WORK TO BE COMPLETED: Repeat, exactly and in full, the lines of the listing below, but without any pictures.

___ SUPPLIED INFORMATION

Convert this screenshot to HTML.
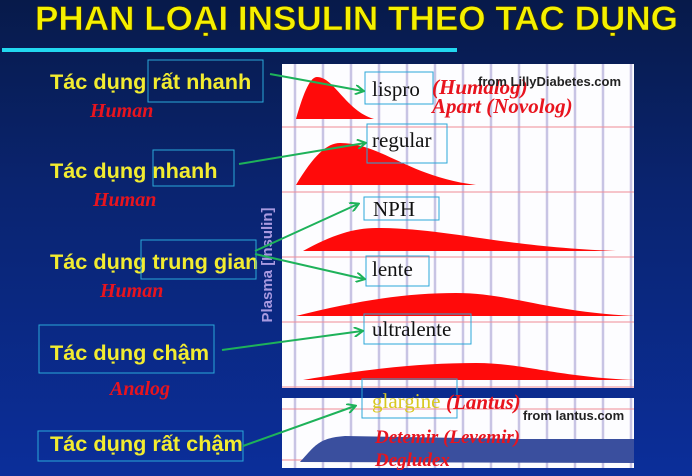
<!DOCTYPE html>
<html><head><meta charset="utf-8"><style>
html,body{margin:0;padding:0;width:692px;height:476px;overflow:hidden}
body{background:linear-gradient(180deg,#071a4a 0%,#0a2470 40%,#0b2e9a 100%);font-family:"Liberation Sans",sans-serif}
svg{position:absolute;left:0;top:0}
</style></head><body>
<svg width="692" height="476" viewBox="0 0 692 476">
<defs><marker id="ah" markerWidth="10" markerHeight="10" refX="8" refY="5" orient="auto" markerUnits="userSpaceOnUse"><path d="M0,0 L9,5 L0,10" fill="none" stroke="#1eb25a" stroke-width="2"/></marker></defs>
<text x="35" y="30" textLength="643" lengthAdjust="spacingAndGlyphs" font-size="34" font-weight="bold" fill="#f5f000" stroke="#3a3000" stroke-width="0.6">PHAN LOẠI INSULIN THEO TAC DỤNG</text>
<rect x="2" y="48" width="455" height="4" fill="#22d8f0"/>
<rect x="282" y="64" width="352" height="324" fill="#fdfdff"/>
<rect x="282" y="398" width="352" height="70" fill="#fdfdff"/>
<g id="grid"></g>
<g id="curves"></g>
<text transform="translate(272,265) rotate(-90)" text-anchor="middle" font-size="15" font-weight="bold" fill="#a99ae0">Plasma [Insulin]</text>
<g font-family="'Liberation Serif',serif" font-size="21" fill="#111">
<rect x="365" y="72" width="68" height="32" fill="none" stroke="#2aa8d8"/>
<text x="372" y="96">lispro</text>
<rect x="367" y="124" width="80" height="39" fill="none" stroke="#2aa8d8"/>
<text x="372" y="147">regular</text>
<rect x="364" y="197" width="75" height="23" fill="none" stroke="#2aa8d8"/>
<text x="373" y="216">NPH</text>
<rect x="366" y="256" width="63" height="30" fill="none" stroke="#2aa8d8"/>
<text x="372" y="276">lente</text>
<rect x="364" y="314" width="107" height="30" fill="none" stroke="#2aa8d8"/>
<text x="372" y="336">ultralente</text>
<rect x="362" y="379" width="95" height="39" fill="none" stroke="#2aa8d8"/>
<text x="372" y="408" fill="#d8c820">glargine</text>
</g>
<g font-family="'Liberation Serif',serif" font-style="italic" font-weight="bold" fill="#e8141e">
<text x="432" y="94" font-size="21">(Humalog)</text>
<text x="432" y="113" font-size="21">Apart (Novolog)</text>
<text x="446" y="409" font-size="21">(Lantus)</text>
<text x="375" y="443" font-size="19">Detemir  (Levemir)</text>
<text x="375" y="466" font-size="19">Degludex</text>
<text x="90" y="117" font-size="20">Human</text>
<text x="93" y="206" font-size="20">Human</text>
<text x="100" y="297" font-size="20">Human</text>
<text x="110" y="395" font-size="20">Analog</text>
</g>
<text x="478" y="86" font-size="13" font-weight="bold" fill="#222">from LillyDiabetes.com</text>
<text x="523" y="420" font-size="13" font-weight="bold" fill="#222">from lantus.com</text>
<g font-size="21.7" font-weight="bold" fill="#f2ec30">
<text x="50" y="89">Tác dụng rất nhanh</text>
<rect x="148" y="60" width="115" height="42" fill="none" stroke="#2aa8d8"/>
<text x="50" y="178">Tác dụng  nhanh</text>
<rect x="153" y="150" width="81" height="36" fill="none" stroke="#2aa8d8"/>
<text x="50" y="269">Tác dụng trung gian</text>
<rect x="141" y="240" width="115" height="39" fill="none" stroke="#2aa8d8"/>
<text x="50" y="360">Tác dụng chậm</text>
<rect x="39" y="325" width="175" height="48" fill="none" stroke="#2aa8d8"/>
<text x="50" y="451">Tác dụng rất chậm</text>
<rect x="38" y="431" width="205" height="30" fill="none" stroke="#2aa8d8"/>
</g>
<g stroke="#1eb25a" stroke-width="2" fill="none" marker-end="url(#ah)">
<line x1="270" y1="74" x2="363" y2="91"/>
<line x1="239" y1="164" x2="365" y2="143"/>
<line x1="255" y1="251" x2="358" y2="204"/>
<line x1="255" y1="254" x2="364" y2="279"/>
<line x1="222" y1="350" x2="362" y2="331"/>
<line x1="243" y1="446" x2="355" y2="406"/>
</g>
</svg>
<script>
// curve data: [onset time, peak time, end time, relative height] in chart units (hours-ish)
const curveNames=['lispro','regular','NPH','lente','ultralente'];
const onset=[0,0,0.35,0,0.35];
const peak=[1.05,2.2,4,8,9];
const endT=[3.9,9,16,16.9,16.9];
const height=[42,42,23,23,17];
const rowBase=[119,185,251,316,380];
const x=t=>296+t*20;
const NS='http://www.w3.org/2000/svg';
const g=document.getElementById('grid'),c=document.getElementById('curves');
for(let i=0;i<13;i++){
 [[64,388],[398,468]].forEach(([a,b])=>{
  const l=document.createElementNS(NS,'line');
  const xx=295+i*28;
  l.setAttribute('x1',xx);l.setAttribute('x2',xx);l.setAttribute('y1',a);l.setAttribute('y2',b);
  l.setAttribute('stroke','#c8c4e4');l.setAttribute('stroke-width','2.5');
  
  
  g.appendChild(l);
 });
}
[127,192,257,322,387,409,460].forEach(y=>{
 const l=document.createElementNS(NS,'line');
 l.setAttribute('x1',282);l.setAttribute('x2',634);l.setAttribute('y1',y);l.setAttribute('y2',y);
 l.setAttribute('stroke','#f08c96');l.setAttribute('stroke-width','1');
 
 
 g.appendChild(l);
});
curveNames.forEach((n,i)=>{
 const b=rowBase[i],h=height[i],x0=x(onset[i]),xp=x(peak[i]),x1=Math.min(x(endT[i]),634);
 const d=`M${x0},${b} C${x0+(xp-x0)*0.4},${b-h*0.7} ${xp-(xp-x0)*0.3},${b-h} ${xp},${b-h} C${xp+(x1-xp)*0.3},${b-h} ${xp+(x1-xp)*0.5},${b-h*0.2} ${x1},${b} Z`;
 const p=document.createElementNS(NS,'path');
 p.setAttribute('d',d);p.setAttribute('fill','#ff0a0a');
 
 
 c.appendChild(p);
});
const gl=document.createElementNS(NS,'path');
gl.setAttribute('d','M300,462 C315,446 318,438 345,436 L520,439 L634,439 L634,463 Z');
gl.setAttribute('fill','#3a4f9e');


c.appendChild(gl);
</script>
</body></html>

______

TASK OUTPUT:
Convert this screenshot to HTML.
<!DOCTYPE html>
<html><head><meta charset="utf-8"><style>
html,body{margin:0;padding:0;width:692px;height:476px;overflow:hidden}
body{background:linear-gradient(180deg,#071a4a 0%,#0a2470 40%,#0b2e9a 100%);font-family:"Liberation Sans",sans-serif}
svg{position:absolute;left:0;top:0}
</style></head><body>
<svg width="692" height="476" viewBox="0 0 692 476">
<defs><marker id="ah" markerWidth="10" markerHeight="10" refX="8" refY="5" orient="auto" markerUnits="userSpaceOnUse"><path d="M0,0 L9,5 L0,10" fill="none" stroke="#1eb25a" stroke-width="2"/></marker></defs>
<text x="35" y="30" textLength="643" lengthAdjust="spacingAndGlyphs" font-size="34" font-weight="bold" fill="#f5f000" stroke="#3a3000" stroke-width="0.6">PHAN LOẠI INSULIN THEO TAC DỤNG</text>
<rect x="2" y="48" width="455" height="4" fill="#22d8f0"/>
<rect x="282" y="64" width="352" height="324" fill="#fdfdff"/>
<rect x="282" y="398" width="352" height="70" fill="#fdfdff"/>
<g id="grid"></g>
<g id="curves"></g>
<text transform="translate(272,265) rotate(-90)" text-anchor="middle" font-size="15" font-weight="bold" fill="#a99ae0">Plasma [Insulin]</text>
<g font-family="'Liberation Serif',serif" font-size="21" fill="#111">
<rect x="365" y="72" width="68" height="32" fill="none" stroke="#2aa8d8"/>
<text x="372" y="96">lispro</text>
<rect x="367" y="124" width="80" height="39" fill="none" stroke="#2aa8d8"/>
<text x="372" y="147">regular</text>
<rect x="364" y="197" width="75" height="23" fill="none" stroke="#2aa8d8"/>
<text x="373" y="216">NPH</text>
<rect x="366" y="256" width="63" height="30" fill="none" stroke="#2aa8d8"/>
<text x="372" y="276">lente</text>
<rect x="364" y="314" width="107" height="30" fill="none" stroke="#2aa8d8"/>
<text x="372" y="336">ultralente</text>
<rect x="362" y="379" width="95" height="39" fill="none" stroke="#2aa8d8"/>
<text x="372" y="408" fill="#d8c820">glargine</text>
</g>
<g font-family="'Liberation Serif',serif" font-style="italic" font-weight="bold" fill="#e8141e">
<text x="432" y="94" font-size="21">(Humalog)</text>
<text x="432" y="113" font-size="21">Apart (Novolog)</text>
<text x="446" y="409" font-size="21">(Lantus)</text>
<text x="375" y="443" font-size="19">Detemir  (Levemir)</text>
<text x="375" y="466" font-size="19">Degludex</text>
<text x="90" y="117" font-size="20">Human</text>
<text x="93" y="206" font-size="20">Human</text>
<text x="100" y="297" font-size="20">Human</text>
<text x="110" y="395" font-size="20">Analog</text>
</g>
<text x="478" y="86" font-size="13" font-weight="bold" fill="#222">from LillyDiabetes.com</text>
<text x="523" y="420" font-size="13" font-weight="bold" fill="#222">from lantus.com</text>
<g font-size="21.7" font-weight="bold" fill="#f2ec30">
<text x="50" y="89">Tác dụng rất nhanh</text>
<rect x="148" y="60" width="115" height="42" fill="none" stroke="#2aa8d8"/>
<text x="50" y="178">Tác dụng  nhanh</text>
<rect x="153" y="150" width="81" height="36" fill="none" stroke="#2aa8d8"/>
<text x="50" y="269">Tác dụng trung gian</text>
<rect x="141" y="240" width="115" height="39" fill="none" stroke="#2aa8d8"/>
<text x="50" y="360">Tác dụng chậm</text>
<rect x="39" y="325" width="175" height="48" fill="none" stroke="#2aa8d8"/>
<text x="50" y="451">Tác dụng rất chậm</text>
<rect x="38" y="431" width="205" height="30" fill="none" stroke="#2aa8d8"/>
</g>
<g stroke="#1eb25a" stroke-width="2" fill="none" marker-end="url(#ah)">
<line x1="270" y1="74" x2="363" y2="91"/>
<line x1="239" y1="164" x2="365" y2="143"/>
<line x1="255" y1="251" x2="358" y2="204"/>
<line x1="255" y1="254" x2="364" y2="279"/>
<line x1="222" y1="350" x2="362" y2="331"/>
<line x1="243" y1="446" x2="355" y2="406"/>
</g>
</svg>
<script>
// curve data: [onset time, peak time, end time, relative height] in chart units (hours-ish)
const curveNames=['lispro','regular','NPH','lente','ultralente'];
const onset=[0,0,0.35,0,0.35];
const peak=[1.05,2.2,4,8,9];
const endT=[3.9,9,16,16.9,16.9];
const height=[42,42,23,23,17];
const rowBase=[119,185,251,316,380];
const x=t=>296+t*20;
const NS='http://www.w3.org/2000/svg';
const g=document.getElementById('grid'),c=document.getElementById('curves');
for(let i=0;i<13;i++){
 [[64,388],[398,468]].forEach(([a,b])=>{
  const l=document.createElementNS(NS,'line');
  const xx=295+i*28;
  l.setAttribute('x1',xx);l.setAttribute('x2',xx);l.setAttribute('y1',a);l.setAttribute('y2',b);
  l.setAttribute('stroke','#c8c4e4');l.setAttribute('stroke-width','2.5');
  
  
  g.appendChild(l);
 });
}
[127,192,257,322,387,409,460].forEach(y=>{
 const l=document.createElementNS(NS,'line');
 l.setAttribute('x1',282);l.setAttribute('x2',634);l.setAttribute('y1',y);l.setAttribute('y2',y);
 l.setAttribute('stroke','#f08c96');l.setAttribute('stroke-width','1');
 
 
 g.appendChild(l);
});
curveNames.forEach((n,i)=>{
 const b=rowBase[i],h=height[i],x0=x(onset[i]),xp=x(peak[i]),x1=Math.min(x(endT[i]),634);
 const d=`M${x0},${b} C${x0+(xp-x0)*0.4},${b-h*0.7} ${xp-(xp-x0)*0.3},${b-h} ${xp},${b-h} C${xp+(x1-xp)*0.3},${b-h} ${xp+(x1-xp)*0.5},${b-h*0.2} ${x1},${b} Z`;
 const p=document.createElementNS(NS,'path');
 p.setAttribute('d',d);p.setAttribute('fill','#ff0a0a');
 
 
 c.appendChild(p);
});
const gl=document.createElementNS(NS,'path');
gl.setAttribute('d','M300,462 C315,446 318,438 345,436 L520,439 L634,439 L634,463 Z');
gl.setAttribute('fill','#3a4f9e');


c.appendChild(gl);
</script>
</body></html>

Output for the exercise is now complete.